◆ **WHAT YOU WILL DO**: Quote, verbatim, all material below, without pictures.

* BEGIN DATA BLOCK *

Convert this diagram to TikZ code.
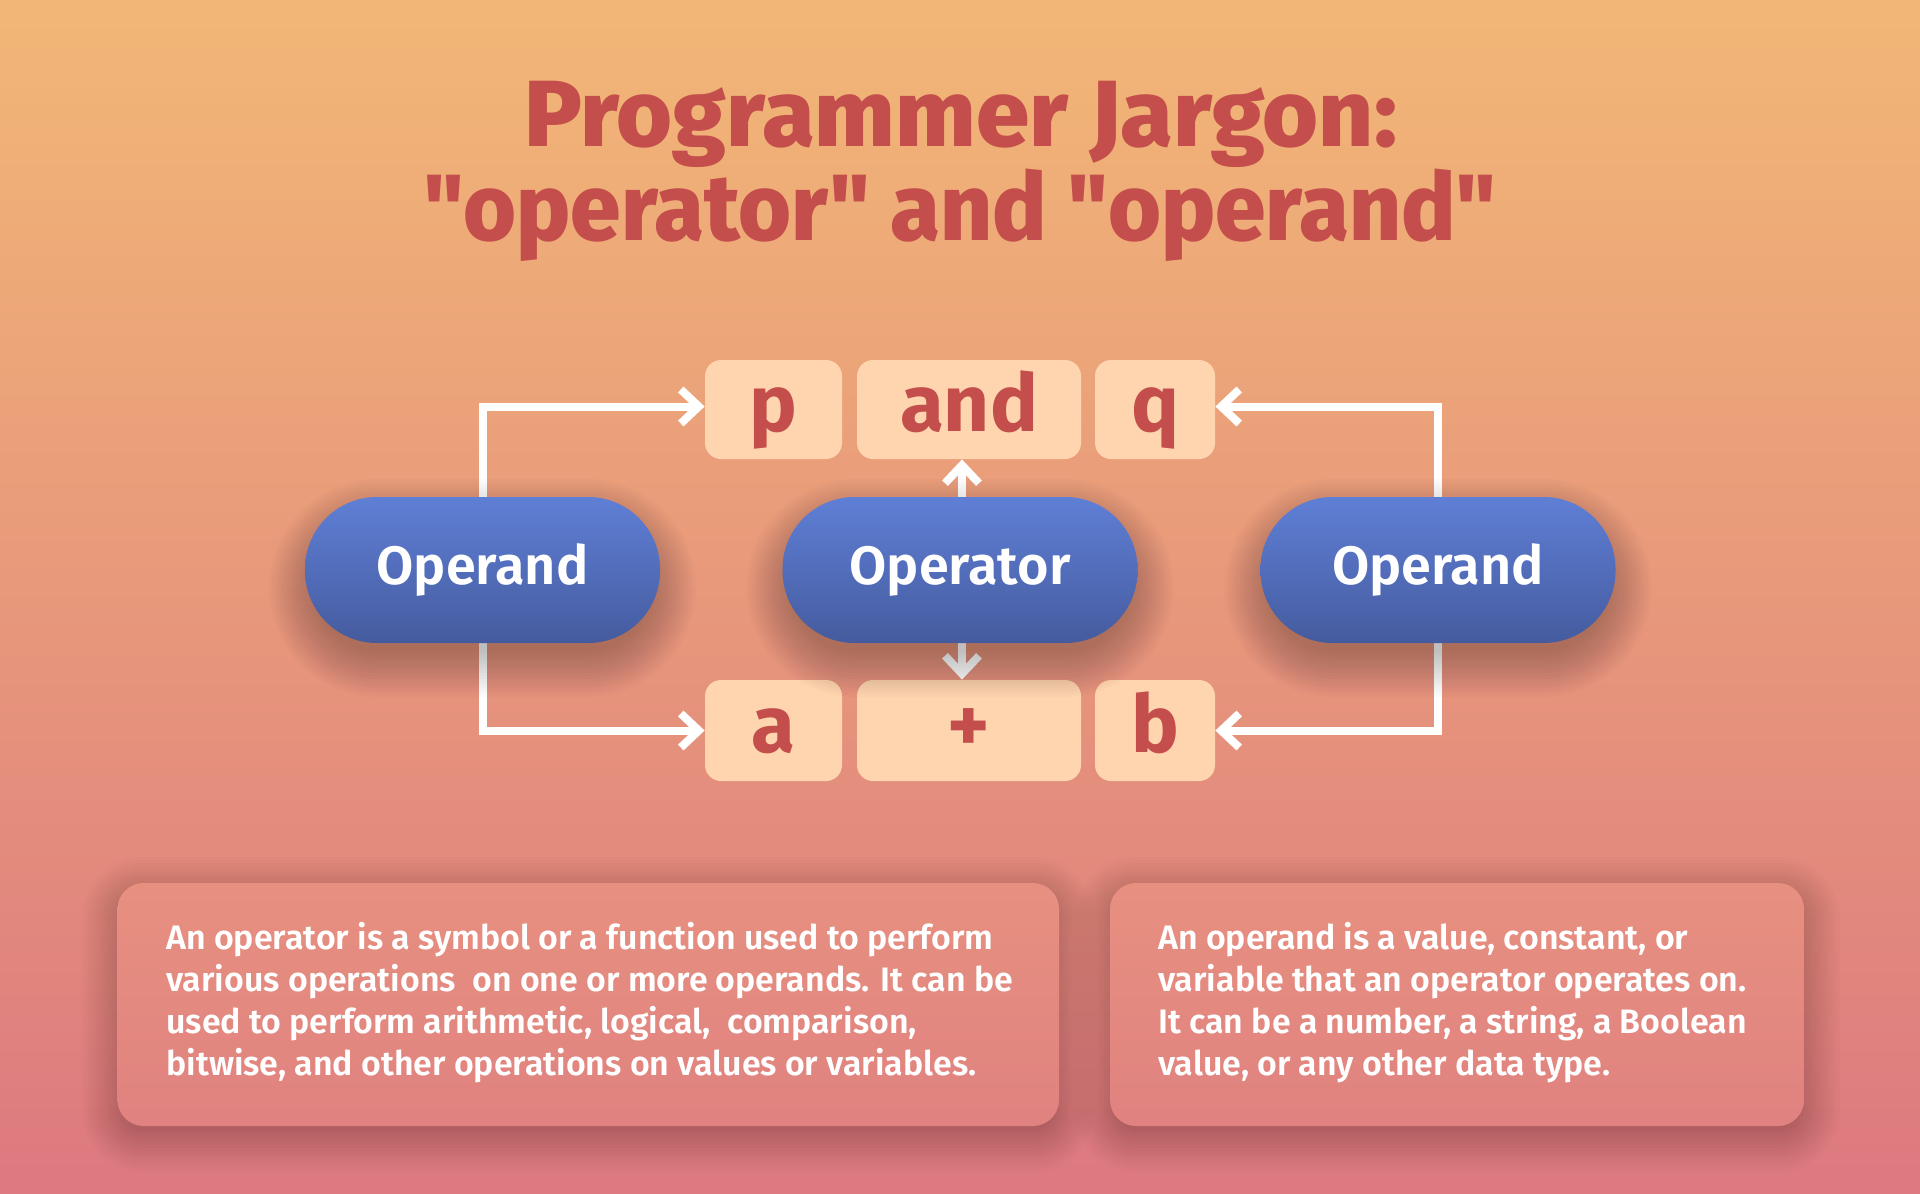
\documentclass[tikz,border=0pt]{standalone}
\usepackage{fontspec}
\setmainfont{Fira Sans}
\newfontfamily\fsemi{Fira Sans SemiBold}
\newfontfamily\fxa{Fira Sans ExtraBold}[FakeStretch=1.02]
\newfontfamily\fxb{Fira Sans ExtraBold}[FakeStretch=0.965]
\usetikzlibrary{arrows.meta}
\definecolor{bgtop}{RGB}{242,183,118}
\definecolor{bgmid}{RGB}{234,158,122}
\definecolor{bgbot}{RGB}{221,121,128}
\definecolor{titlered}{RGB}{196,78,75}
\definecolor{boxfill}{RGB}{254,213,174}
\definecolor{pilltop}{RGB}{95,127,214}
\definecolor{pillbot}{RGB}{69,91,158}
\definecolor{desctop}{RGB}{231,144,128}
\definecolor{descbot}{RGB}{224,130,128}
\begin{document}
\begin{tikzpicture}[x=0.5pt,y=-0.5pt,
  title/.style={text=titlered, inner sep=0pt, anchor=base},
  tok/.style={fill=boxfill, rounded corners=8pt, inner sep=0pt, minimum height=49.5pt,
    text=titlered, font=\bfseries\fontsize{40}{40}\selectfont, text height=30pt, text depth=8.5pt},
  pill/.style={rounded corners=36pt, minimum width=177.5pt, minimum height=73pt,
    top color=pilltop, bottom color=pillbot, draw=none, text=white,
    font=\fsemi\fontsize{27}{27}\selectfont, text height=20pt, text depth=5.5pt, inner sep=0pt},
  descbox/.style={rounded corners=13pt, top color=desctop, bottom color=descbot, draw=none,
    minimum height=121.5pt, inner sep=0pt},
  desctext/.style={text=white, font=\fsemi\fontsize{16.95}{21}\selectfont, align=left, inner sep=0pt, anchor=north west},
  conn/.style={draw=white, line width=4pt, -{Straight Barb[length=9pt,width=17pt]}},
  shadowlayer/.style={fill=black, fill opacity=#1, draw=none}
]
\shade[top color=bgtop, middle color=bgmid, bottom color=bgbot] (0,0) rectangle (1920,1193);
\useasboundingbox (0,0) rectangle (1920,1193);

\node[title, font=\fxa\fontsize{47}{50}\selectfont] (t1) at (961,147) {Programmer Jargon:};
\node[title, font=\fxb\fontsize{47}{50}\selectfont] (t2) at (960,240) {"operator" and "operand"};

\node[tok, minimum width=68.5pt] (p) at (773.5,409.5) {p};
\node[tok, minimum width=112pt] (and) at (969,409.5) {and};
\node[tok, minimum width=60pt] (q) at (1155,409.5) {q};
\node[tok, minimum width=68.5pt, minimum height=50.5pt] (a) at (773.5,730.5) {a};
\node[tok, minimum width=112pt, minimum height=50.5pt] (plus) at (969,730.5) {+};
\node[tok, minimum width=60pt, minimum height=50.5pt] (b) at (1155,730.5) {b};

% centres of the three pills (connectors start there, hidden under the pills)
\coordinate (cL) at (482.5,570);
\coordinate (cC) at (962,570);
\coordinate (cR) at (1438,570);

\draw[conn] (cL) |- ([yshift=1.5pt]p.west);
\draw[conn] (cL) |- (a.west);
\draw[conn] (cR) |- ([yshift=1.5pt]q.east);
\draw[conn] (cR) |- (b.east);
\draw[conn] (cC) -- (cC |- and.south);
\draw[conn] (cC) -- (cC |- plus.north);

% soft shadows under the pills
\foreach \cx in {482.5,960,1438}{
  \foreach \d in {-9,-6,...,36}{
    \pgfmathsetmacro\rr{(73+\d)/2}
    \fill[shadowlayer=0.016, rounded corners=\rr pt]
      (\cx-177.5-\d, 588-73-\d) rectangle (\cx+177.5+\d, 588+73+\d);
  }
}

\node[pill] (opL) at (cL) {Operand};
\node[pill] (opC) at (960,570) {Operator};
\node[pill] (opR) at (cR) {Operand};

% soft shadows under the description boxes
\foreach \xa/\xb in {117.5/1059,1110/1804}{
  \foreach \d in {-6,-3,...,36}{
    \pgfmathsetmacro\rr{(26+\d)/2}
    \fill[shadowlayer=0.011, rounded corners=\rr pt]
      (\xa-\d, 893-\d) rectangle (\xb+\d, 1136+\d);
  }
}

\node[descbox, minimum width=470.75pt] (d1) at (588.25,1004.5) {};
\node[descbox, minimum width=347pt] (d2) at (1457,1004.5) {};
\node[desctext] (d1t) at (166,922) {An operator is a symbol or a function used to perform\\various operations\ \ on one or more operands. It can be\\used to perform arithmetic, logical,\ \ comparison,\\bitwise, and other operations on values or variables.};
\node[desctext] (d2t) at (1158,922) {An operand is a value, constant, or\\variable that an operator operates on.\\It can be a number, a string, a Boolean\\value, or any other data type.};
\end{tikzpicture}
\end{document}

* END DATA BLOCK *

◆ **EXPECTED ANSWER**:
Convert this diagram to TikZ code.
\documentclass[tikz,border=0pt]{standalone}
\usepackage{fontspec}
\setmainfont{Fira Sans}
\newfontfamily\fsemi{Fira Sans SemiBold}
\newfontfamily\fxa{Fira Sans ExtraBold}[FakeStretch=1.02]
\newfontfamily\fxb{Fira Sans ExtraBold}[FakeStretch=0.965]
\usetikzlibrary{arrows.meta}
\definecolor{bgtop}{RGB}{242,183,118}
\definecolor{bgmid}{RGB}{234,158,122}
\definecolor{bgbot}{RGB}{221,121,128}
\definecolor{titlered}{RGB}{196,78,75}
\definecolor{boxfill}{RGB}{254,213,174}
\definecolor{pilltop}{RGB}{95,127,214}
\definecolor{pillbot}{RGB}{69,91,158}
\definecolor{desctop}{RGB}{231,144,128}
\definecolor{descbot}{RGB}{224,130,128}
\begin{document}
\begin{tikzpicture}[x=0.5pt,y=-0.5pt,
  title/.style={text=titlered, inner sep=0pt, anchor=base},
  tok/.style={fill=boxfill, rounded corners=8pt, inner sep=0pt, minimum height=49.5pt,
    text=titlered, font=\bfseries\fontsize{40}{40}\selectfont, text height=30pt, text depth=8.5pt},
  pill/.style={rounded corners=36pt, minimum width=177.5pt, minimum height=73pt,
    top color=pilltop, bottom color=pillbot, draw=none, text=white,
    font=\fsemi\fontsize{27}{27}\selectfont, text height=20pt, text depth=5.5pt, inner sep=0pt},
  descbox/.style={rounded corners=13pt, top color=desctop, bottom color=descbot, draw=none,
    minimum height=121.5pt, inner sep=0pt},
  desctext/.style={text=white, font=\fsemi\fontsize{16.95}{21}\selectfont, align=left, inner sep=0pt, anchor=north west},
  conn/.style={draw=white, line width=4pt, -{Straight Barb[length=9pt,width=17pt]}},
  shadowlayer/.style={fill=black, fill opacity=#1, draw=none}
]
\shade[top color=bgtop, middle color=bgmid, bottom color=bgbot] (0,0) rectangle (1920,1193);
\useasboundingbox (0,0) rectangle (1920,1193);

\node[title, font=\fxa\fontsize{47}{50}\selectfont] (t1) at (961,147) {Programmer Jargon:};
\node[title, font=\fxb\fontsize{47}{50}\selectfont] (t2) at (960,240) {"operator" and "operand"};

\node[tok, minimum width=68.5pt] (p) at (773.5,409.5) {p};
\node[tok, minimum width=112pt] (and) at (969,409.5) {and};
\node[tok, minimum width=60pt] (q) at (1155,409.5) {q};
\node[tok, minimum width=68.5pt, minimum height=50.5pt] (a) at (773.5,730.5) {a};
\node[tok, minimum width=112pt, minimum height=50.5pt] (plus) at (969,730.5) {+};
\node[tok, minimum width=60pt, minimum height=50.5pt] (b) at (1155,730.5) {b};

% centres of the three pills (connectors start there, hidden under the pills)
\coordinate (cL) at (482.5,570);
\coordinate (cC) at (962,570);
\coordinate (cR) at (1438,570);

\draw[conn] (cL) |- ([yshift=1.5pt]p.west);
\draw[conn] (cL) |- (a.west);
\draw[conn] (cR) |- ([yshift=1.5pt]q.east);
\draw[conn] (cR) |- (b.east);
\draw[conn] (cC) -- (cC |- and.south);
\draw[conn] (cC) -- (cC |- plus.north);

% soft shadows under the pills
\foreach \cx in {482.5,960,1438}{
  \foreach \d in {-9,-6,...,36}{
    \pgfmathsetmacro\rr{(73+\d)/2}
    \fill[shadowlayer=0.016, rounded corners=\rr pt]
      (\cx-177.5-\d, 588-73-\d) rectangle (\cx+177.5+\d, 588+73+\d);
  }
}

\node[pill] (opL) at (cL) {Operand};
\node[pill] (opC) at (960,570) {Operator};
\node[pill] (opR) at (cR) {Operand};

% soft shadows under the description boxes
\foreach \xa/\xb in {117.5/1059,1110/1804}{
  \foreach \d in {-6,-3,...,36}{
    \pgfmathsetmacro\rr{(26+\d)/2}
    \fill[shadowlayer=0.011, rounded corners=\rr pt]
      (\xa-\d, 893-\d) rectangle (\xb+\d, 1136+\d);
  }
}

\node[descbox, minimum width=470.75pt] (d1) at (588.25,1004.5) {};
\node[descbox, minimum width=347pt] (d2) at (1457,1004.5) {};
\node[desctext] (d1t) at (166,922) {An operator is a symbol or a function used to perform\\various operations\ \ on one or more operands. It can be\\used to perform arithmetic, logical,\ \ comparison,\\bitwise, and other operations on values or variables.};
\node[desctext] (d2t) at (1158,922) {An operand is a value, constant, or\\variable that an operator operates on.\\It can be a number, a string, a Boolean\\value, or any other data type.};
\end{tikzpicture}
\end{document}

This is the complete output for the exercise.